Del sangue e del vino
di Ettore Castagna, Rubbettino, 218 pp., 14 euro
Giunsero su una spiaggia deserta, una costa bianca e sabbiosa li accolse: soltanto un vento intermittente, di tanto in tanto, cedeva il posto al vapore del caldo ionico che trasportava la galea veneziana. Sembrerebbe un remake di “Cast Away” o uno dei tanti sbarchi di anime affrante sulle coste italiane. E infatti, seppur a distanza di secoli, il contesto non è tanto differente: si tratta di Selenu, surreale paese della Calabria barocca, che nel 1668 accolse Dimitri e Agati, coppia di greci fuggiti dall’invasione turca nei Balcani, protagonisti del romanzo di esordio di Ettore Castagna.
L’etnomusicologo nonché antropologo catanzarese realizza un affresco visionario dell’Aspromonte grecanico in cui i due giovani cretesi sbarcano “con un solo sacco di tela di ginestra con quattro panni sudati”, mossi dal desiderio di scampare a un futuro da schiavi e trovare rifugio in una terra abitata da fratelli ellenofoni. Anni di ricerche etnografiche divengono così il racconto dei mondi pastorali e contadini calabresi del XVII secolo, in cui il suonatore di Ierapetra e la consorte si integrano prontamente spaccando pietre e producendo melodie con una lira di gelso intagliato. Qui, in un ambiente mediterraneo rurale e feroce, sul pianoro di pietre e ghiaia, lungo il quale scorre il Leucopotamo, danno alla luce l’unica figlia, Caterina, che si diletta a tessere al telaio in attesa dell’uomo da maritare, ma ben presto, grazie alla frequentazione con una maga, scopre l’arte magica. Tra spiriti e malocchio, è l’unica a sopravvivere alla frattura del dente di roccia su cui poggiava la fantastica città di Selenu. Le macerie inghiottono la madre Agati, le acque impetuose trascinano via il padre Dimitri e lei, ormai strega del paese, rimane sola a combattere il mormorio del popolo, inizialmente ignaro del potere salvifico delle sue pozioni.

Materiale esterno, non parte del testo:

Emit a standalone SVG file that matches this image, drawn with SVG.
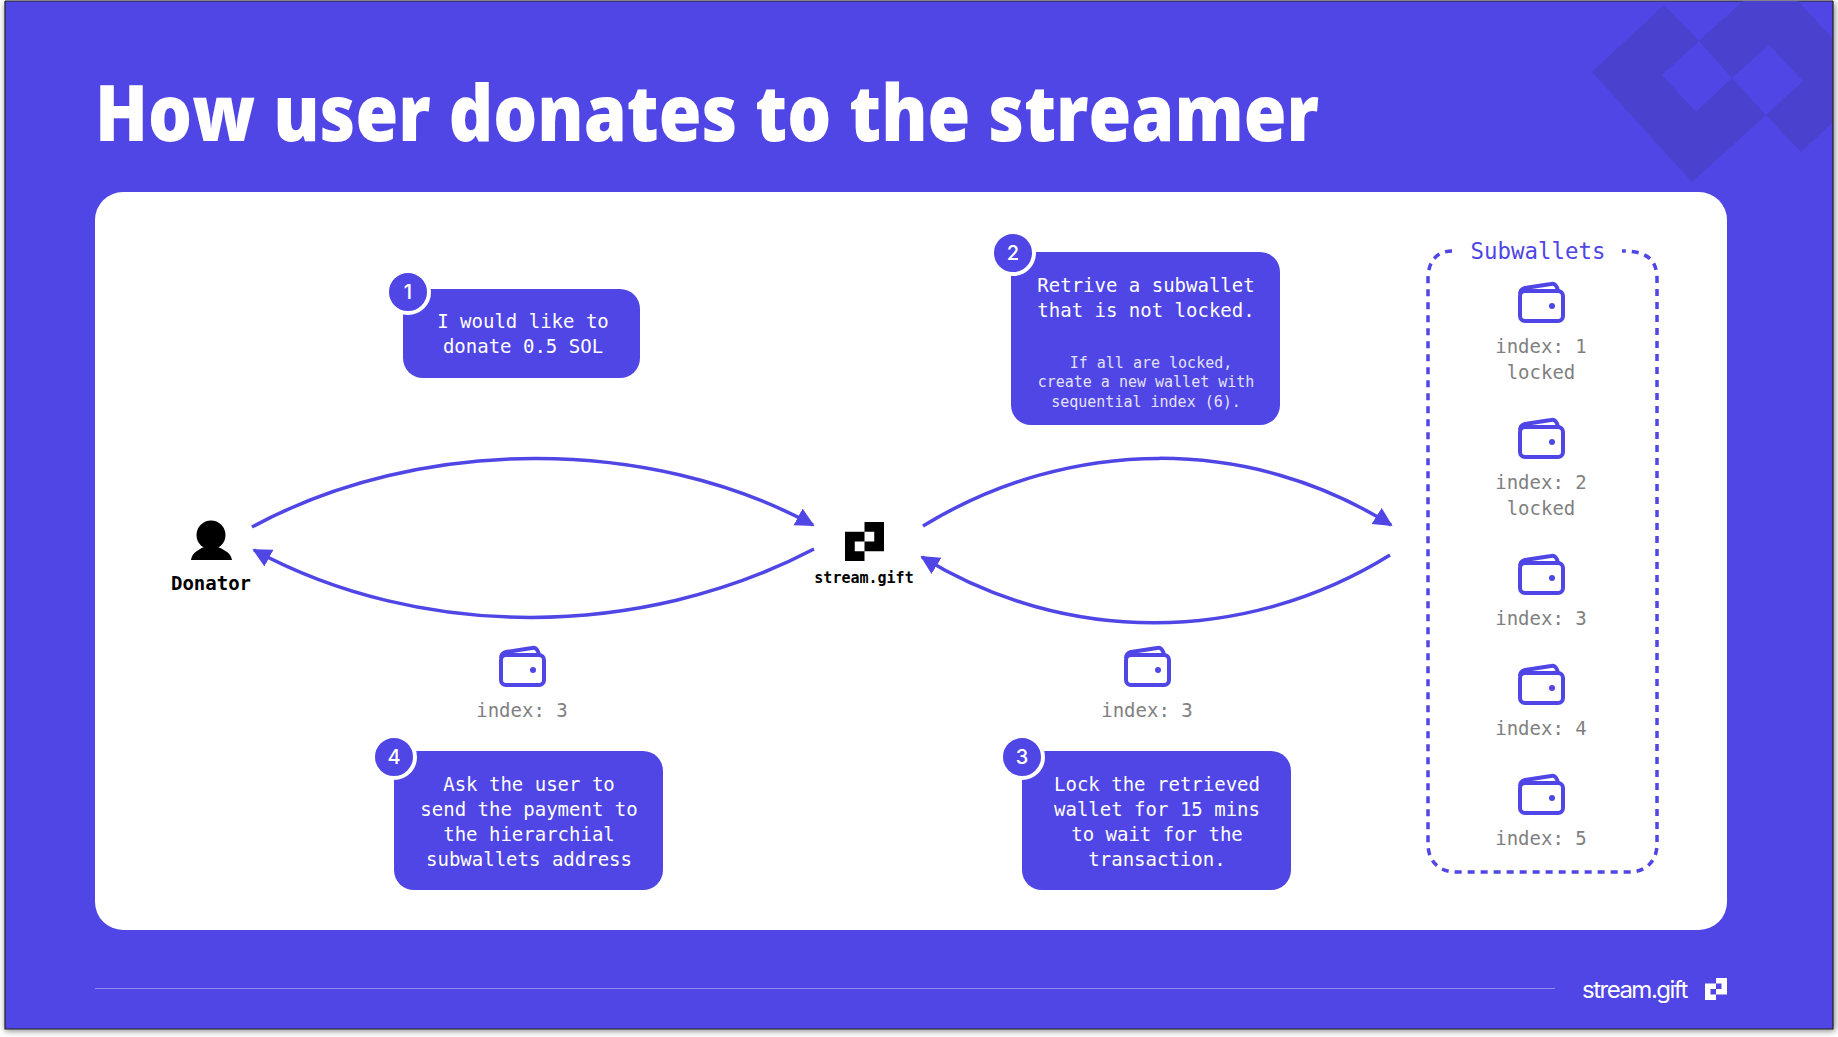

Proprio tra le rovine di Selenu, che tanto ricorda il borgo fantasma di Roghudi, la bella e pungente Cata mette al mondo Nino, frutto di una passione fugace con un mercante veneziano che la inizia all’amore, dopo un incontro ravvicinato con le carni ardenti del demonio.
Futuro pastore ma presto eroe, il giovane rappresenta dunque la terza generazione della stirpe protagonista della saga ideata e sviluppata da Castagna in duecentodiciotto pagine, in cui mescola le vicissitudini storiche di un periodo segnato dalla pressione migratoria con la quotidianità di personaggi mossi da pulsioni primordiali, alternando continuamente registri linguistici, dall’italiano colto al gergo dialettale calabrese e veneto sino a canti ellenici.
Senza mai perdere il bandolo del verosimile, lo studioso calabrese accosta armoniosamente reale e fantastico, tragico e fiaba, in un intreccio narrativo intriso del sapore metallico del sangue sgorgato con ferocia misto al profumo onirico del vino rubino e trasparente. L’uno alter ego dell’altro, simbolo di patimento e morte ma anche di vita e rinascita, sangue e vino si rivelano elementi complementari, al principio di tutto. Anche dell’esistenza di personaggi tutt’oggi reali, come preti corrotti con segreti indicibili e uomini spavaldi che ostentano il potere baronale, e di figure leggendarie come il Dragumeno e le pietre canterine. Che intonano un’ode celebrativa della sacralità della natura insita nelle credenze calabro-greche, spesso però sopraffatta dalla violenza che abbatte persino le querce più alte e possenti. E lascia in vita solo la memoria, vivida nelle intime missive poste a suggello di ogni capitolo, indirizzate da Caterina al figlio morto eroicamente in nome dell’amore filiale. Delle proprie radici, con le quali Castagna fa ricongiungere personaggi e lettori.